Texas Utilities was formed in 1945 as a holding company for three utilities: Dallas Power & Light Company (DP&L), Texas Electric Service Company (TESCO), and Texas Power & Light Company (TP&L). DP&L had been formed in 1917, TESCO in 1929, and TP&L in 1912, while predecessors of these companies dated back as far as the 1880s. Each company had its own electricity generation and distribution system.
Before the formation of Texas Utilities, DP&L had been a subsidiary of Electric Power & Light Company, while TESCO and TP&L had been subsidiaries of American Power & Light Company. Both parent companies, in turn, were subsidiaries of Electric Bond & Share Company, which had been set up by General Electric Company in 1905 to finance electrical power systems and form operating companies.
These holding companies were required to divest themselves of their utility operations under the Public Utility Holding Company Act of 1935. To that end, under an order of the Securities and Exchange Commission, Texas Utilities was formed in 1945 to acquire and run DP&L, TESCO, and TP&L. At the time, the utilities had combined revenues of $40.4 million, with about 427,000 electricity customers.
As Texas’s population and industry grew, so did the utilities. Sales surpassed $100 million in the mid-1950s, $200 million by 1960, and $400 million by 1969. During the 1960s, the number of customers grew to more than one million.

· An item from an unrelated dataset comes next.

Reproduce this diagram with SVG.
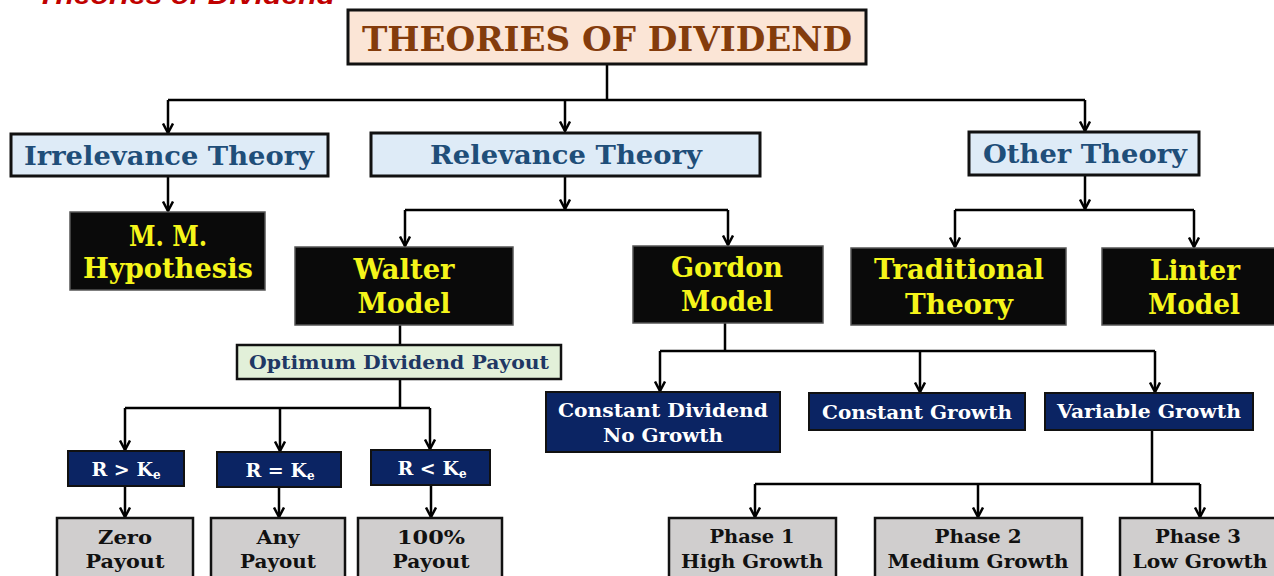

While D&L, TESCO, and TP&L each retained their own identity, they often combined their efforts for acquisition of fuel and construction of power plants. Their parent company formed other subsidiaries to meet these needs, such as Texas Utilities Fuel Company, established in 1970 to provide natural gas to the utilities. Other subsidiaries formed during the 1970s included Chaco Energy Company, focusing on the production and delivery of coal and other fuels to the utilities, and Basic Resources Inc., with the purpose of developing additional energy sources and technology.
At the beginning of the 1970s, Texas Utilities, like other utility operators in Texas, depended almost wholly on natural gas to run its electricity generating plants. During the decade, as natural gas became increasingly scarce in Texas, the company turned to lignite, an inexpensive type of coal it already had in reserve. By 1975 Texas Utilities was meeting 25% of its fuel needs with lignite, and was continuing to acquire lignite reserves. Texas Utilities won praise for its foresight in turning to this fuel; its chairman and chief executive officer, T.L. Austin Jr., was named top utility executive for 1978 by Financial World. Even environmentalists liked Austin and his company; Howard Saxton, chairman of the Lone Star Sierra Club, told Financial World in June 1979 that Austin represented “the good side of an industry that has been under continuous attack.”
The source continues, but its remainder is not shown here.